TASK DESCRIPTION:
Leaving out all pictures, copy exactly the lines from the one containing "Rebuild this chart as a Python" down to the one containing "ax.set_xticklabels(fractions)", both of them included.

TASK INPUTS:
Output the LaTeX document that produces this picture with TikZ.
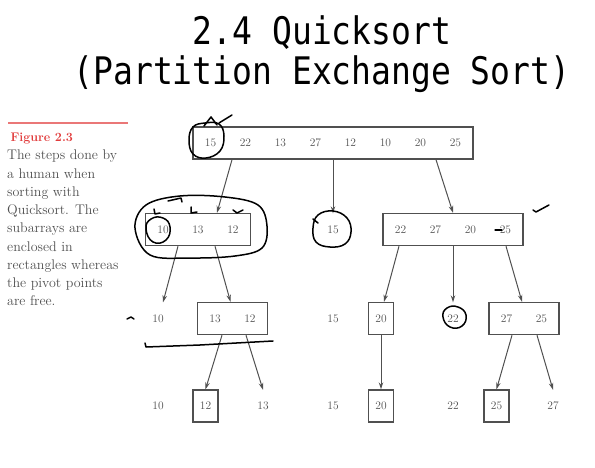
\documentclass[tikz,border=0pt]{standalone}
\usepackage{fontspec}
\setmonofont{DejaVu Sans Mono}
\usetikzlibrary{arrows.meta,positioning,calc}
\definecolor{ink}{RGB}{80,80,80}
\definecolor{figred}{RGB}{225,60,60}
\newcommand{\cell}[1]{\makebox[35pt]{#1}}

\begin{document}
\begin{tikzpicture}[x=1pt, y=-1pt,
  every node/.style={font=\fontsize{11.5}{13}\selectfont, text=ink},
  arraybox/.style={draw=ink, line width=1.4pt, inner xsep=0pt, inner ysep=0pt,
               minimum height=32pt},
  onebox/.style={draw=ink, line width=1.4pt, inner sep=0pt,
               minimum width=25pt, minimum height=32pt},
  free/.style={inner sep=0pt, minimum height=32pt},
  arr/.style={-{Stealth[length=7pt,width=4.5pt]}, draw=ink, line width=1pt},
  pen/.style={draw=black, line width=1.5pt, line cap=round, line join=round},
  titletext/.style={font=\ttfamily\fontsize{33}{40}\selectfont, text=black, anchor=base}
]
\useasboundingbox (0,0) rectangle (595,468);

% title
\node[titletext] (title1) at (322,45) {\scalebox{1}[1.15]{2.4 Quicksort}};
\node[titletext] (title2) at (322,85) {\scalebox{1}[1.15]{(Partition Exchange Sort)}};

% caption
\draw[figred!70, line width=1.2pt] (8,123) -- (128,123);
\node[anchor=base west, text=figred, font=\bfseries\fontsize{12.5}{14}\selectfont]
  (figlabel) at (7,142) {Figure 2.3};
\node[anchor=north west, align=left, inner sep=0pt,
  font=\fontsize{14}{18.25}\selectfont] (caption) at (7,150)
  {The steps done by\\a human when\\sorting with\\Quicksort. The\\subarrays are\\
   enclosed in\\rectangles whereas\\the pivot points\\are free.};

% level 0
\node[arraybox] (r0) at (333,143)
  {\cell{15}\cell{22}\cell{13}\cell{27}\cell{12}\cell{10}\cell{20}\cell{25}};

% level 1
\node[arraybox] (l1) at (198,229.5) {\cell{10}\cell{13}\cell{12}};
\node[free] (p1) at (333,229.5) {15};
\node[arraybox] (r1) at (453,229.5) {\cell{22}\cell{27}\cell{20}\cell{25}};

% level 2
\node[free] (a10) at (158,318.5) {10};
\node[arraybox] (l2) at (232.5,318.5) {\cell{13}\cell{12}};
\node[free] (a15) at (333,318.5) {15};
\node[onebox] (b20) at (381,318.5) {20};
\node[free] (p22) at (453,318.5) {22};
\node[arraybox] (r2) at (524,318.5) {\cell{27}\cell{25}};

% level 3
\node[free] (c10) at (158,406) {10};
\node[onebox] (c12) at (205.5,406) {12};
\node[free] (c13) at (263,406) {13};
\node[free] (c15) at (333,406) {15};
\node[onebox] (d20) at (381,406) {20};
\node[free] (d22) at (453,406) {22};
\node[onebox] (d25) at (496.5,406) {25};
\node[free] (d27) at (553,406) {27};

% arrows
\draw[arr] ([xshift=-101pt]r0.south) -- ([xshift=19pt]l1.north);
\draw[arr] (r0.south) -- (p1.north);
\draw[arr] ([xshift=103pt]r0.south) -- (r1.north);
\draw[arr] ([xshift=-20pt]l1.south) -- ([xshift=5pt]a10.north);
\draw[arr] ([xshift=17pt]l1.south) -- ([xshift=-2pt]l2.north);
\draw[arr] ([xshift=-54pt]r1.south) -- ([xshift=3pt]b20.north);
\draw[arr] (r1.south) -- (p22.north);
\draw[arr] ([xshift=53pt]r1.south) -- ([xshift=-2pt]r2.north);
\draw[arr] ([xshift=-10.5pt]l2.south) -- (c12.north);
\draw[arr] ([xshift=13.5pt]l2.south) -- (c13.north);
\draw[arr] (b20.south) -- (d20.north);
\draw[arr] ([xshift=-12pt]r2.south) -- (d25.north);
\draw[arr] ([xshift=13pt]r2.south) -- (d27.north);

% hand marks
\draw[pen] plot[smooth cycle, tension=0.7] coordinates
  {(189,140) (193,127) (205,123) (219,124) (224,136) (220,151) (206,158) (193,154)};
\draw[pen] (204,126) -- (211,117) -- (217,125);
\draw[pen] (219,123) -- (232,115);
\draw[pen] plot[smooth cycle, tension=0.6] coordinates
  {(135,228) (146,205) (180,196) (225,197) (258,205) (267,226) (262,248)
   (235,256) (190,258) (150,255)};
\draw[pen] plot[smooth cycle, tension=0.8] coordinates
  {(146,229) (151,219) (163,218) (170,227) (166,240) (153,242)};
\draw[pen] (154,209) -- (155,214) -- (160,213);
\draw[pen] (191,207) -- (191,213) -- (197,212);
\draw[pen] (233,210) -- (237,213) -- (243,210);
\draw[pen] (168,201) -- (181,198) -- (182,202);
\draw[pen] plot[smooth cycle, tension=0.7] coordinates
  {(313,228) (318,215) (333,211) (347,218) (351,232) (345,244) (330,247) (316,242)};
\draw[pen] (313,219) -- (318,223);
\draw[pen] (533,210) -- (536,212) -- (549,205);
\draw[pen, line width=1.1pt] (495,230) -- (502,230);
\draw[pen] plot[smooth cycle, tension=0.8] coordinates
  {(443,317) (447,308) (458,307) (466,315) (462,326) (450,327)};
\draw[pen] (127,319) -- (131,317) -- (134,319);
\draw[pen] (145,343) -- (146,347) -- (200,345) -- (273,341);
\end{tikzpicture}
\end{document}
==
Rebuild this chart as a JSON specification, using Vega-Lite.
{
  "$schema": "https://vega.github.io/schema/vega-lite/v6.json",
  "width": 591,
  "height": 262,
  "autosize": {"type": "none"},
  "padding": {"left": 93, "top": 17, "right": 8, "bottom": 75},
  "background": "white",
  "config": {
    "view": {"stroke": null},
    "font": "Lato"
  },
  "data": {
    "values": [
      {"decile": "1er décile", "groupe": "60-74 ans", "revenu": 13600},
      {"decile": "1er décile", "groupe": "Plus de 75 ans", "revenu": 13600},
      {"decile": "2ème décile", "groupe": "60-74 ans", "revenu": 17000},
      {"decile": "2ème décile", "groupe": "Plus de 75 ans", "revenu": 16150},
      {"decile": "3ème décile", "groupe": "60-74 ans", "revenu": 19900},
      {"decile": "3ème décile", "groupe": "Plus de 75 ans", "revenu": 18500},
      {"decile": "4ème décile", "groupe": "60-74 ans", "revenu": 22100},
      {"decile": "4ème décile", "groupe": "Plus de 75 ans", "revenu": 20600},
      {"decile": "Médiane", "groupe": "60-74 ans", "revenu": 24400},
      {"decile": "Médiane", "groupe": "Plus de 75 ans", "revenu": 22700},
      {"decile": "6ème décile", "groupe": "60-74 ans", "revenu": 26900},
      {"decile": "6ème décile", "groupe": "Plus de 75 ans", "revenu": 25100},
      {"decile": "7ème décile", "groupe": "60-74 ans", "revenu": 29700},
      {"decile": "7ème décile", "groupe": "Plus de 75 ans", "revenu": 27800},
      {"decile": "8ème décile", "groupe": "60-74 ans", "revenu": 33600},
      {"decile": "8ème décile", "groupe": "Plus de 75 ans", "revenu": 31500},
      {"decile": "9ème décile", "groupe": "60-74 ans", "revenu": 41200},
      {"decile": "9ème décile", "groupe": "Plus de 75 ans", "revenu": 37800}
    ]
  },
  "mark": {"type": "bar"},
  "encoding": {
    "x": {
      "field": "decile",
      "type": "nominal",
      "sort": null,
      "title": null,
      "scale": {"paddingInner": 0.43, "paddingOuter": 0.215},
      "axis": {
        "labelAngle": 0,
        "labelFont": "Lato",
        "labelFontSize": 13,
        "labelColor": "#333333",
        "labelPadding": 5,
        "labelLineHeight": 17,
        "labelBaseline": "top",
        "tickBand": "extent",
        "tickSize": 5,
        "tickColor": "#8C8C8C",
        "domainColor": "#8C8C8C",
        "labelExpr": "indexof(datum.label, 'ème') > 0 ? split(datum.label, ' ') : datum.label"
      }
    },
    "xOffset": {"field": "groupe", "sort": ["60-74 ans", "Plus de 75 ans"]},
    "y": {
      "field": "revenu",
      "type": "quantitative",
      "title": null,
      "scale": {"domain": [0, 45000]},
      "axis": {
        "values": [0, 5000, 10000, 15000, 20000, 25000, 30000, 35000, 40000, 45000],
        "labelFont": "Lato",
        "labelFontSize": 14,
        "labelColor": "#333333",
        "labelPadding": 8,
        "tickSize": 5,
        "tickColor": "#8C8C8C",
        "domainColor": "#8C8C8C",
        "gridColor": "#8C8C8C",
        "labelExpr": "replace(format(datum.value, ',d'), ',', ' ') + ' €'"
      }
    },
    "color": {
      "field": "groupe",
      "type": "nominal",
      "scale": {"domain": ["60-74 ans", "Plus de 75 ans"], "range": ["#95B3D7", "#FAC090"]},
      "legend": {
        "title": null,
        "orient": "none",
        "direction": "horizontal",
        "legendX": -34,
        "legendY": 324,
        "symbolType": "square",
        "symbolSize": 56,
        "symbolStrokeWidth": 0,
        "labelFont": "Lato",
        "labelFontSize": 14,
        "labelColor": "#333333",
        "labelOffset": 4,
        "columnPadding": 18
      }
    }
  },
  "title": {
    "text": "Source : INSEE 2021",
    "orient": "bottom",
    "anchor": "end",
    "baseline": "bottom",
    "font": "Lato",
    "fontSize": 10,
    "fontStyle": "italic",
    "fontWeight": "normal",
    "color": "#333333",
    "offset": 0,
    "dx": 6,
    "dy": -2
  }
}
* * *
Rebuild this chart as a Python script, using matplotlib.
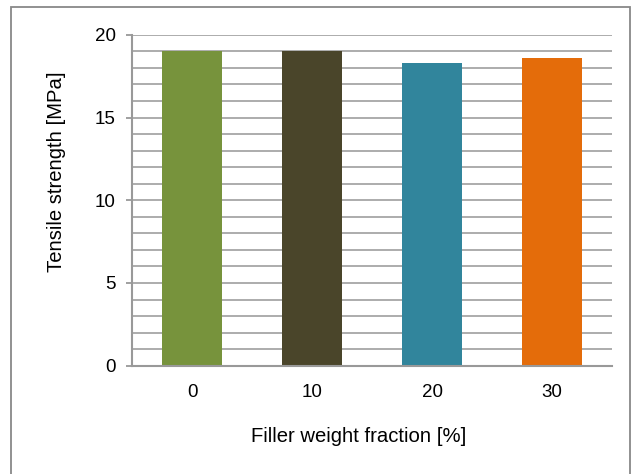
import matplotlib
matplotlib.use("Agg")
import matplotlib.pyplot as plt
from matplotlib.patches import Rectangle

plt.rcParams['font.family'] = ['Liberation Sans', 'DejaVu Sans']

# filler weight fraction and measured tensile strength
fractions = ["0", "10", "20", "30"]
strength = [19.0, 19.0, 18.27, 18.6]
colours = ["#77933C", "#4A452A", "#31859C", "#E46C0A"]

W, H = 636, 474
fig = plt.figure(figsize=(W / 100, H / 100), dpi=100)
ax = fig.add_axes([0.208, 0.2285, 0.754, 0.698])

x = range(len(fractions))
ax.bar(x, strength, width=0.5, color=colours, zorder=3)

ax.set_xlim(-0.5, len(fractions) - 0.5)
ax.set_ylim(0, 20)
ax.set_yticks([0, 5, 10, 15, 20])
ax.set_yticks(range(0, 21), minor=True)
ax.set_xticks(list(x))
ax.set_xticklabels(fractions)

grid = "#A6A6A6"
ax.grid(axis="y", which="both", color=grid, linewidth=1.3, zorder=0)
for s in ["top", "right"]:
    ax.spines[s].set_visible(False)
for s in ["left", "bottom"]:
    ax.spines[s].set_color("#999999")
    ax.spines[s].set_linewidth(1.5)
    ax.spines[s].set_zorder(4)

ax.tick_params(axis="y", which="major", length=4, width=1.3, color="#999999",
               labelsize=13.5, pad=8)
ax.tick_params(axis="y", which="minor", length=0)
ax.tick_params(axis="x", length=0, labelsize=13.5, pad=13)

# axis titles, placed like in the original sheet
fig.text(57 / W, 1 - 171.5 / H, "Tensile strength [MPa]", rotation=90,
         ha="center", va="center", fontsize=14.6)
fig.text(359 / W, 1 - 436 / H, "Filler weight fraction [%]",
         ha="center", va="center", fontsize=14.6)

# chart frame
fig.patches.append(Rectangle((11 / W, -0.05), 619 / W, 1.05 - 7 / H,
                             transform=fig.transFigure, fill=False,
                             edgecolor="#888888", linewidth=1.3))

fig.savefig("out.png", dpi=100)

FINISHED EXERCISE:
Rebuild this chart as a Python script, using matplotlib.
import matplotlib
matplotlib.use("Agg")
import matplotlib.pyplot as plt
from matplotlib.patches import Rectangle

plt.rcParams['font.family'] = ['Liberation Sans', 'DejaVu Sans']

# filler weight fraction and measured tensile strength
fractions = ["0", "10", "20", "30"]
strength = [19.0, 19.0, 18.27, 18.6]
colours = ["#77933C", "#4A452A", "#31859C", "#E46C0A"]

W, H = 636, 474
fig = plt.figure(figsize=(W / 100, H / 100), dpi=100)
ax = fig.add_axes([0.208, 0.2285, 0.754, 0.698])

x = range(len(fractions))
ax.bar(x, strength, width=0.5, color=colours, zorder=3)

ax.set_xlim(-0.5, len(fractions) - 0.5)
ax.set_ylim(0, 20)
ax.set_yticks([0, 5, 10, 15, 20])
ax.set_yticks(range(0, 21), minor=True)
ax.set_xticks(list(x))
ax.set_xticklabels(fractions)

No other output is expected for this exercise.